» THE EXERCISE
Leaving out every picture, retype the lines below from the top through the one that contains "(lev) at (149,431)".
--------------------------------
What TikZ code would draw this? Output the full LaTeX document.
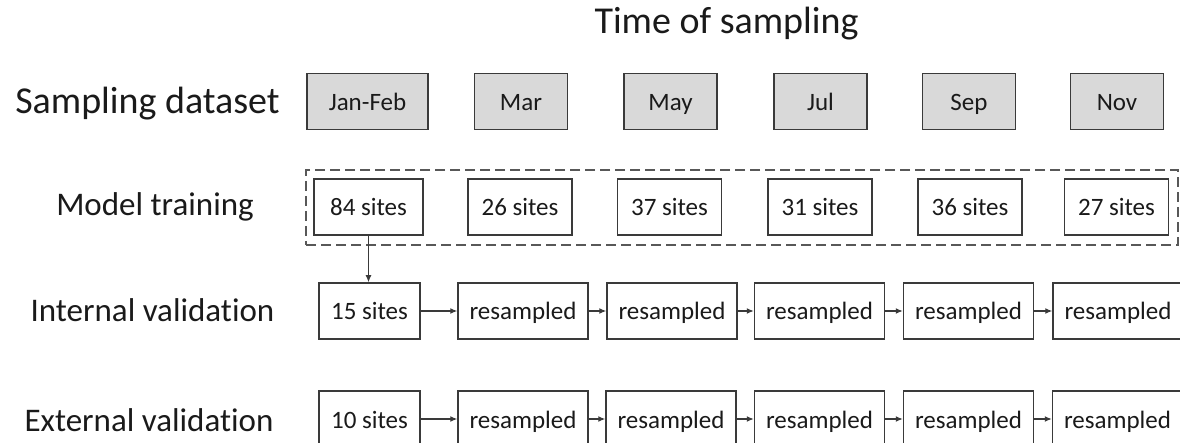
\documentclass[tikz,border=0pt]{standalone}
\usepackage{fontspec}
\setmainfont{Carlito}[Ligatures=NoCommon,Contextuals=NoAlternate]
\usetikzlibrary{arrows.meta}
\definecolor{ink}{HTML}{1A1A1A}
\definecolor{edgec}{HTML}{3A3A3A}
\definecolor{grayfill}{HTML}{D9D9D9}
\begin{document}
\begin{tikzpicture}[x=1pt,y=-1pt,
 box/.style={draw=edgec, line width=1.5pt, rectangle, inner sep=0pt, minimum height=56pt,
   font=\fontsize{25}{30}\selectfont, text=ink, text height=18pt, text depth=0pt},
 month/.style={box, fill=grayfill, minimum width=93pt},
 sitebox/.style={box, fill=white, minimum width=104pt},
 resbox/.style={box, fill=white, minimum width=130pt},
 rowlabel/.style={anchor=base, font=\fontsize{33}{40}\selectfont, text=ink, inner sep=0pt},
 biglabel/.style={anchor=base, font=\fontsize{38}{44}\selectfont, text=ink, inner sep=0pt},
 arr/.style={draw=edgec, line width=1.2pt, -{Latex[length=7pt,width=6pt]}},
 dashgroup/.style={draw=edgec!85, dash pattern=on 10pt off 5pt, line width=1.8pt, inner sep=0pt}
]
\useasboundingbox (0,0) rectangle (1180,443);
\clip (0,0) rectangle (1180,443);

% title and row labels
\node[biglabel] (title) at (726.5,34) {Time of sampling};
\node[biglabel] (lsd) at (147.5,114) {Sampling dataset};
\node[rowlabel] (lmt) at (155,216) {Model training};
\node[rowlabel] (liv) at (152.5,322) {Internal valida{}tion};
\node[rowlabel] (lev) at (149,431) {External valida{}tion};

% sampling dataset row
\node[month, minimum width=121pt] (g1) at (367.5,101.5) {Jan-Feb};
\node[month] (g2) at (521,101.5) {Mar};
\node[month] (g3) at (670.5,101.5) {May};
\node[month] (g4) at (820.5,101.5) {Jul};
\node[month] (g5) at (969,101.5) {Sep};
\node[month] (g6) at (1117,101.5) {Nov};

% model training group
\node[dashgroup, minimum width=872pt, minimum height=75pt] (mt) at (742,207.5) {};
\node[sitebox, minimum width=109pt] (m1) at (368.5,207) {84 sites};
\node[sitebox] (m2) at (520,207) {26 sites};
\node[sitebox] (m3) at (669.5,207) {37 sites};
\node[sitebox] (m4) at (820,207) {31 sites};
\node[sitebox] (m5) at (970,207) {36 sites};
\node[sitebox] (m6) at (1116.5,207) {27 sites};

% internal validation
\node[sitebox, minimum width=101pt] (i1) at (369.5,311) {15 sites};
\node[resbox] (i2) at (523,311) {resampled};
\node[resbox] (i3) at (672,311) {resampled};
\node[resbox] (i4) at (819.5,311) {resampled};
\node[resbox] (i5) at (968.5,311) {resampled};
\node[resbox] (i6) at (1118,311) {resampled};

% external validation
\node[sitebox, minimum width=101pt] (e1) at (369.5,419) {10 sites};
\node[resbox] (e2) at (523,419) {resampled};
\node[resbox] (e3) at (671,419) {resampled};
\node[resbox] (e4) at (819.5,419) {resampled};
\node[resbox] (e5) at (968.5,419) {resampled};
\node[resbox] (e6) at (1117.5,419) {resampled};

% connectors
\draw[arr] (m1.south) -- (m1.south |- i1.north);
\foreach \a/\b in {i1/i2,i2/i3,i3/i4,i4/i5,i5/i6,e1/e2,e2/e3,e3/e4,e4/e5,e5/e6}
  \draw[arr] (\a) -- (\b);
\end{tikzpicture}
\end{document}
--------------------------------
» TASK RESPONSE
What TikZ code would draw this? Output the full LaTeX document.
\documentclass[tikz,border=0pt]{standalone}
\usepackage{fontspec}
\setmainfont{Carlito}[Ligatures=NoCommon,Contextuals=NoAlternate]
\usetikzlibrary{arrows.meta}
\definecolor{ink}{HTML}{1A1A1A}
\definecolor{edgec}{HTML}{3A3A3A}
\definecolor{grayfill}{HTML}{D9D9D9}
\begin{document}
\begin{tikzpicture}[x=1pt,y=-1pt,
 box/.style={draw=edgec, line width=1.5pt, rectangle, inner sep=0pt, minimum height=56pt,
   font=\fontsize{25}{30}\selectfont, text=ink, text height=18pt, text depth=0pt},
 month/.style={box, fill=grayfill, minimum width=93pt},
 sitebox/.style={box, fill=white, minimum width=104pt},
 resbox/.style={box, fill=white, minimum width=130pt},
 rowlabel/.style={anchor=base, font=\fontsize{33}{40}\selectfont, text=ink, inner sep=0pt},
 biglabel/.style={anchor=base, font=\fontsize{38}{44}\selectfont, text=ink, inner sep=0pt},
 arr/.style={draw=edgec, line width=1.2pt, -{Latex[length=7pt,width=6pt]}},
 dashgroup/.style={draw=edgec!85, dash pattern=on 10pt off 5pt, line width=1.8pt, inner sep=0pt}
]
\useasboundingbox (0,0) rectangle (1180,443);
\clip (0,0) rectangle (1180,443);

% title and row labels
\node[biglabel] (title) at (726.5,34) {Time of sampling};
\node[biglabel] (lsd) at (147.5,114) {Sampling dataset};
\node[rowlabel] (lmt) at (155,216) {Model training};
\node[rowlabel] (liv) at (152.5,322) {Internal valida{}tion};
\node[rowlabel] (lev) at (149,431) {External valida{}tion};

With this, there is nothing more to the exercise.